In 2006 I became a patient at a residential treatment program. I was taught that anorexia existed on the obsessive-compulsive spectrum, though this belief isn’t held among all mental health professionals. The thoughts—about food, calories, my body, control—were the obsession, and the rituals—my endless lists and schedules, the ways I prepared meals—were the compulsions.

In group therapy, we talked about our traumas over and over and over, with the hope of working through the emotions and allowing them to become stories that would no longer plague our lives in such a visceral way. I have a whole story to tell you—about how my dad wasn’t very nice, about huddling in the closet with my sister on bad days, about the muscle relaxants and how they lead him to drive off a cliff in Palm Springs when I was 14, about the subsequent coma that lasted 19 days—but I’m going to tell you about it later. I’m going to skip to the ending now.

“I have a whole story to tell you—about how my dad wasn’t very nice, about huddling in the closet with my sister on bad days, about the muscle relaxants and how they lead him to drive off a cliff...”

As I was transitioning out of treatment, I got a job working at a small clothing manufacturer, signed up for a community college life drawing class, and moved into my first apartment. At the same time, my best friend Taylor graduated high school and reemerged.

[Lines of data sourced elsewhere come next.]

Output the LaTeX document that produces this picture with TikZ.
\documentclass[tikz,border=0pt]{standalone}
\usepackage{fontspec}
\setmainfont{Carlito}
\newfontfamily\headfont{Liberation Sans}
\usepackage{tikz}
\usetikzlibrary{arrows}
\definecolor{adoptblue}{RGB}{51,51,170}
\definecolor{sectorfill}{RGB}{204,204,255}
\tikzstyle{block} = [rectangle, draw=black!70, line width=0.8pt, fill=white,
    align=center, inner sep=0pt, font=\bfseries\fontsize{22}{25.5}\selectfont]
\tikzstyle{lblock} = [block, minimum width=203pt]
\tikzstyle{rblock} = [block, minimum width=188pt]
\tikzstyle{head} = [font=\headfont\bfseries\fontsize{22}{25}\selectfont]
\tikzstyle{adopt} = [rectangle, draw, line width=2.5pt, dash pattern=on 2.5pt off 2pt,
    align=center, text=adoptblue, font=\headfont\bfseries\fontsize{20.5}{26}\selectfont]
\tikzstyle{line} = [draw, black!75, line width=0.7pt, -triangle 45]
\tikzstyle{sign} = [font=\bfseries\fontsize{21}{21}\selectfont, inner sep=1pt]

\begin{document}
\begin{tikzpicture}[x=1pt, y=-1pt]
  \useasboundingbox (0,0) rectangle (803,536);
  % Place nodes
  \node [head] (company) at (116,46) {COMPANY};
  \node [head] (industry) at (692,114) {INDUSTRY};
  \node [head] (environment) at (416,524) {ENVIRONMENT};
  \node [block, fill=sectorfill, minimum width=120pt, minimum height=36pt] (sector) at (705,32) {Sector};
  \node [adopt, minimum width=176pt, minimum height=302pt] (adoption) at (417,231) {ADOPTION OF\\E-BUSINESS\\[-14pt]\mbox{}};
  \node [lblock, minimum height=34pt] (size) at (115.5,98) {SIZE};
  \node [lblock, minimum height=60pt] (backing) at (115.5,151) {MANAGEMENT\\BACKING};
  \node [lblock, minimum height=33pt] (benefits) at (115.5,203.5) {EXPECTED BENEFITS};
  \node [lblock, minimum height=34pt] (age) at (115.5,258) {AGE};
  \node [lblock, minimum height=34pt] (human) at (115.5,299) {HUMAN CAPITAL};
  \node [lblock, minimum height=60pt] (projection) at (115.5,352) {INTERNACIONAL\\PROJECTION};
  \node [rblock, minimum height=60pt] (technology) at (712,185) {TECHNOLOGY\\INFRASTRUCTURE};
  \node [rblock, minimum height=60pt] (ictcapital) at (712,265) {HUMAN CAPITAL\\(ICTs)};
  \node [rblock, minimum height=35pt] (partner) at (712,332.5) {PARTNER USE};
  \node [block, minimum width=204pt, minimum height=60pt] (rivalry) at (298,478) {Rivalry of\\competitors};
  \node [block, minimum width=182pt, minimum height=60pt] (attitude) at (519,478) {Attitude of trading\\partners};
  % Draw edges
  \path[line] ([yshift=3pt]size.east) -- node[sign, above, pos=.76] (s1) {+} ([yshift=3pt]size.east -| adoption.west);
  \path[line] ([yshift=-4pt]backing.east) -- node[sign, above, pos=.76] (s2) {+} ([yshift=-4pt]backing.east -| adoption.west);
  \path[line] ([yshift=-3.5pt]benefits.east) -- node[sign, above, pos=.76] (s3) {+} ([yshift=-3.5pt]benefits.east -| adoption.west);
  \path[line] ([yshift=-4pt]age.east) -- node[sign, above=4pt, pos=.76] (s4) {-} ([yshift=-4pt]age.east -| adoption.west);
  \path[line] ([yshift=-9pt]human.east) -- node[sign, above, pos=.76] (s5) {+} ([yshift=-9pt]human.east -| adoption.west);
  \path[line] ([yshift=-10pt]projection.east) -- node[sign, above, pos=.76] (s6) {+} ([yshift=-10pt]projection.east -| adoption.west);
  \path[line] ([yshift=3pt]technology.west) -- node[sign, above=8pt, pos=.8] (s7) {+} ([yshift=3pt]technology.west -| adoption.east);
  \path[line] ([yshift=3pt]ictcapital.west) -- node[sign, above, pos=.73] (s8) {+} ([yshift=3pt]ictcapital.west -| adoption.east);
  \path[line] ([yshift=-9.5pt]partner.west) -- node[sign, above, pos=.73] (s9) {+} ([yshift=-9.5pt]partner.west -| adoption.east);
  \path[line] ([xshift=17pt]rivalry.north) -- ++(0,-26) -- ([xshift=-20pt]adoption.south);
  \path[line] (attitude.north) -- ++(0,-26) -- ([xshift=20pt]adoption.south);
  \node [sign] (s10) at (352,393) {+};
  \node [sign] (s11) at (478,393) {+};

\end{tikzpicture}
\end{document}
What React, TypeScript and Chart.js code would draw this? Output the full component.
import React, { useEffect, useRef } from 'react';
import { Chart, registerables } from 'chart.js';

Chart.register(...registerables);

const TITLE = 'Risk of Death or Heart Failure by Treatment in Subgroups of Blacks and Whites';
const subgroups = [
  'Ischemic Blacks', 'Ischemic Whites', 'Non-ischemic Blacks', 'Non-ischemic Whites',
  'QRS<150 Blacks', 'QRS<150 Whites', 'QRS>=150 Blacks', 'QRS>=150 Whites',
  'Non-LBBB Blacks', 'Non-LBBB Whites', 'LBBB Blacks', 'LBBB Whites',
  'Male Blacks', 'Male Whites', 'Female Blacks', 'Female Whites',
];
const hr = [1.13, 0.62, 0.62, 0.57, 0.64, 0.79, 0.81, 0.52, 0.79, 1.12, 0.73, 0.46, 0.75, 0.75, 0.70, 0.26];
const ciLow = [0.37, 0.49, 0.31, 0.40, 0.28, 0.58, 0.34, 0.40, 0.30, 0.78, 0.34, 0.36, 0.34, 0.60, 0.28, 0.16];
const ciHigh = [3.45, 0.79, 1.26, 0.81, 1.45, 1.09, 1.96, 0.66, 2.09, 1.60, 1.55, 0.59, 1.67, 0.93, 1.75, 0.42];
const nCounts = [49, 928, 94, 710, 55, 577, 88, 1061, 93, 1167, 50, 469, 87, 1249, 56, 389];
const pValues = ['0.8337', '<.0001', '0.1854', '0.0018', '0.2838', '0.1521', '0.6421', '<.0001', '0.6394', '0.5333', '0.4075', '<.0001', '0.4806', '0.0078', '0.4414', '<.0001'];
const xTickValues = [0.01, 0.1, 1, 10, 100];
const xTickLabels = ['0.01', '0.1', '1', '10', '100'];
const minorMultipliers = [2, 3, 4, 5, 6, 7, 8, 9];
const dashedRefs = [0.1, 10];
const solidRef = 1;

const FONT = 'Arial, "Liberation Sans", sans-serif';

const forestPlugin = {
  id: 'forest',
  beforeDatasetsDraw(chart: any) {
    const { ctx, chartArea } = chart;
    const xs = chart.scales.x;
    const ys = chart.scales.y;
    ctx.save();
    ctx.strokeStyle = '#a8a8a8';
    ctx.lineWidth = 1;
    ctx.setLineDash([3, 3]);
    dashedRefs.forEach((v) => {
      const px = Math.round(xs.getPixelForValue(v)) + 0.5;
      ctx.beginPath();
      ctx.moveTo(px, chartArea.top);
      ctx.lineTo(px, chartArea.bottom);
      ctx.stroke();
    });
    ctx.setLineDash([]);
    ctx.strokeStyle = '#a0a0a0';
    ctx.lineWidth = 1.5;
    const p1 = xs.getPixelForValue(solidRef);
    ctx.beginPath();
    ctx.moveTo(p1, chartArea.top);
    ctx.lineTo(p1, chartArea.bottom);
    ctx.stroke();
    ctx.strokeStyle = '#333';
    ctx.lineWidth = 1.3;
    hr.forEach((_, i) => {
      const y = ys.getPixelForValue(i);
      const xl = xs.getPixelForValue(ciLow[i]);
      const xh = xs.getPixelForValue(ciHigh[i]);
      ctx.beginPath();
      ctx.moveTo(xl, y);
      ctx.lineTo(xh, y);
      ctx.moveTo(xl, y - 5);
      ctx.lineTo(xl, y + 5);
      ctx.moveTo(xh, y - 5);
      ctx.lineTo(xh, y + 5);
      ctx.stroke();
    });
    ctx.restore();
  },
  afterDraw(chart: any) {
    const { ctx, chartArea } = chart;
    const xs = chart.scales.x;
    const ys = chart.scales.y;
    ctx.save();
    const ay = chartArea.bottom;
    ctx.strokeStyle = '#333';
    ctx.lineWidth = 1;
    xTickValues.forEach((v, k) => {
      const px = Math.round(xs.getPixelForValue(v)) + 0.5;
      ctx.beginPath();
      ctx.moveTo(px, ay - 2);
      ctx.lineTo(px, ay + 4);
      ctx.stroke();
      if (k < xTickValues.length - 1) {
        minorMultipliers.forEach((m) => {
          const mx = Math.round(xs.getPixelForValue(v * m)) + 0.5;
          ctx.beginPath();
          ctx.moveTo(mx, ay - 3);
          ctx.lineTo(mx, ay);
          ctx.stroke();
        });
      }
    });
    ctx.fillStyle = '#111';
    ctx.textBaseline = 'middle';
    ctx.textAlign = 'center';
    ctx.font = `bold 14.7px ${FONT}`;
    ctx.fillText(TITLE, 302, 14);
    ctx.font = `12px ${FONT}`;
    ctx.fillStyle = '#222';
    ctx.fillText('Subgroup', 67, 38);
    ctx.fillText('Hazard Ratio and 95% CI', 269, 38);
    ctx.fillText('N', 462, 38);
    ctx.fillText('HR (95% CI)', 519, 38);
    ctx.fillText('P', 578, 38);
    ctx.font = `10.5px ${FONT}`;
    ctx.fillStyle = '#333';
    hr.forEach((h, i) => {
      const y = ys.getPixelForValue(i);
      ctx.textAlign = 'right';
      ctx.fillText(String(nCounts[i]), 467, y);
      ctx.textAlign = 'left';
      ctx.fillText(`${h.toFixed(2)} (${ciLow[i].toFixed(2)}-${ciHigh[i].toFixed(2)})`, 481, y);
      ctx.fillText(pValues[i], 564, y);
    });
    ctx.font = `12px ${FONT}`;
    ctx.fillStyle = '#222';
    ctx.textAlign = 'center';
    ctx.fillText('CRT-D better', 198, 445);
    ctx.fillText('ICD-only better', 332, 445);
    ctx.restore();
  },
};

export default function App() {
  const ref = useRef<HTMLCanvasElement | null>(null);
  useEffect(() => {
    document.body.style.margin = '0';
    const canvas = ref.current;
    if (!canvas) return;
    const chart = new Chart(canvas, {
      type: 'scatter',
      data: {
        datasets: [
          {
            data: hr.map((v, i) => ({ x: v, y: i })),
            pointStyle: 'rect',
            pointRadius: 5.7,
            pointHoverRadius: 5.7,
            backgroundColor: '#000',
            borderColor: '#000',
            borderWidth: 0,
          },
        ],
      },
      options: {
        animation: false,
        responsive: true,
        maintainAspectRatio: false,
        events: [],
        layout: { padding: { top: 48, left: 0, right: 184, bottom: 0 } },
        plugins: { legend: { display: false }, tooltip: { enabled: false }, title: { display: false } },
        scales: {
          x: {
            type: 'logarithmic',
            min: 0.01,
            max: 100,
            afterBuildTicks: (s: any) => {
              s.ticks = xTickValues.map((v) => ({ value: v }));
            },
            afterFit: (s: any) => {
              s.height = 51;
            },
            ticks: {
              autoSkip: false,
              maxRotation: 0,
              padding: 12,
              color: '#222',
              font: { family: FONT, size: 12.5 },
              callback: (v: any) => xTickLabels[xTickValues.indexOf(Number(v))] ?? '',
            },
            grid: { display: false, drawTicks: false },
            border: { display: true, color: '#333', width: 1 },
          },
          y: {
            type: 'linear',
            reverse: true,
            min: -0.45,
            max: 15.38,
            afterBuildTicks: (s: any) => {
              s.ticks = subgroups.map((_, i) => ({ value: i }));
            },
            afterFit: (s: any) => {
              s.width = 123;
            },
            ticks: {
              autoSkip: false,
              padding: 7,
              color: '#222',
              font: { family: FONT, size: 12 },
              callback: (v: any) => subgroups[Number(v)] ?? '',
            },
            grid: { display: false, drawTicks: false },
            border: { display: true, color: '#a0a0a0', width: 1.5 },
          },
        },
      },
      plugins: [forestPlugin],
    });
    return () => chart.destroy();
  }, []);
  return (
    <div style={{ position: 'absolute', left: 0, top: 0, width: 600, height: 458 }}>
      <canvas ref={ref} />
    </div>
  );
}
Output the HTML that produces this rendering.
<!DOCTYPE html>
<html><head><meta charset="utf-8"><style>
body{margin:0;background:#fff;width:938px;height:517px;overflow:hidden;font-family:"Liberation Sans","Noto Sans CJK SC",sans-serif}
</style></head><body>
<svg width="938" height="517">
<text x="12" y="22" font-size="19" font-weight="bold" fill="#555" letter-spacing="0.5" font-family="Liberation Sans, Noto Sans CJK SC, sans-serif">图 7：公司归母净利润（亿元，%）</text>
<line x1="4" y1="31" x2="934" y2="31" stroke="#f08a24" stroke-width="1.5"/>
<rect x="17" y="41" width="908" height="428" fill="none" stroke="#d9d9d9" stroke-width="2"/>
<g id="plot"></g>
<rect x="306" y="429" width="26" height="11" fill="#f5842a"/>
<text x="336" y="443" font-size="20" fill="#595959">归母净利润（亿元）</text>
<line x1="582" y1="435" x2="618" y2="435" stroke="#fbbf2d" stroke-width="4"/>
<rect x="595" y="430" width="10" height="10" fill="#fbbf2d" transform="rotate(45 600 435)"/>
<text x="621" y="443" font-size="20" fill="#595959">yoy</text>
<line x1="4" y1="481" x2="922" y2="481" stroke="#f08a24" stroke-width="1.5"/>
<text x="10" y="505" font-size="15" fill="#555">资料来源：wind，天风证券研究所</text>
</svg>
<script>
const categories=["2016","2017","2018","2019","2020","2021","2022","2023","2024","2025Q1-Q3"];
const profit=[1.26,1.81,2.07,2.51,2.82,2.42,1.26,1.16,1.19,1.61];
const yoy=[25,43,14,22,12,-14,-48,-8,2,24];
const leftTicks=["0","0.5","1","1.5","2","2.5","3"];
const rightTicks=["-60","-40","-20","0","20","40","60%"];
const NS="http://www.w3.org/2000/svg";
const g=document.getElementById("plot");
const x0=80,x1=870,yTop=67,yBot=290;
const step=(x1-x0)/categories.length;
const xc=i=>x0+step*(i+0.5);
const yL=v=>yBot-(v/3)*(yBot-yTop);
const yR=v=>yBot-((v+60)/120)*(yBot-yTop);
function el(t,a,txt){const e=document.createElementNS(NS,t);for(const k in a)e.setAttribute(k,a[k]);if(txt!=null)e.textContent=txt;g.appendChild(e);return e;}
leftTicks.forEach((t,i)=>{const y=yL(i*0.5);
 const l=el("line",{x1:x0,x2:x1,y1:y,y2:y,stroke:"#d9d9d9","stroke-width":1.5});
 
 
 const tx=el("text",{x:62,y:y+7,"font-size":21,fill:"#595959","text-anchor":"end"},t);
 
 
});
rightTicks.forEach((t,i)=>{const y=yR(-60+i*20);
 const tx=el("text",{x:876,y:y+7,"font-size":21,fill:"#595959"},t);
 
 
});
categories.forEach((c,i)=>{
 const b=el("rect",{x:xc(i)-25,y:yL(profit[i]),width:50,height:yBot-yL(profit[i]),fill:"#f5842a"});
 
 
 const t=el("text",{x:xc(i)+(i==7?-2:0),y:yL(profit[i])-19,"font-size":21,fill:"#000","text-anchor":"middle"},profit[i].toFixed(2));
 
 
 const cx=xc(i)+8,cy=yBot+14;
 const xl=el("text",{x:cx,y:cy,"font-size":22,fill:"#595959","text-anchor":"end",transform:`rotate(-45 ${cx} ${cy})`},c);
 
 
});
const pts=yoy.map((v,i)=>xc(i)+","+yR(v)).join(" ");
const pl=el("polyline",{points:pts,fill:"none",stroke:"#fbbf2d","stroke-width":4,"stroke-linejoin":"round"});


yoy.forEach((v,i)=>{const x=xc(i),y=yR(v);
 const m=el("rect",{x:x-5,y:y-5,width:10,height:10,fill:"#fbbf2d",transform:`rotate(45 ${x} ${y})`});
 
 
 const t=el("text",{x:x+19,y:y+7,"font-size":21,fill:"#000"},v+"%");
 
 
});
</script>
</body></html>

She was a year below me in school, and had spent her senior year at a therapeutic boarding school in Utah, court-ordered after being arrested for a DUI. I sat on the swing in my mom’s backyard and talked to her on the cordless phone. “I have an apartment now,” I said. “Do you want to come live with me?”

She moved in. The apartment was two rooms: a dim bedroom so small we had to position our twin beds in an L shape, and a tiled kitchen with a large window. We thought it would be very chic to build a long bar beneath the window, so we hauled cinder blocks from Home Depot, covered them in old, yellowing lace, and topped them with a narrow slab of plywood.

Taylor and I decided to throw a party to celebrate the beginning of our lives. We invited everyone over: my mom, my sister, and four of my closest friends from treatment. We walked a mile to the thrift store to buy mismatched floral dishes and the most ornate champagne flutes we could find. We baked a box cake, and I wrote Happy Rehab Graduation Fuck Yeah in red frosting loops. We drank from our champagne flutes because we did it. Fuck yeah.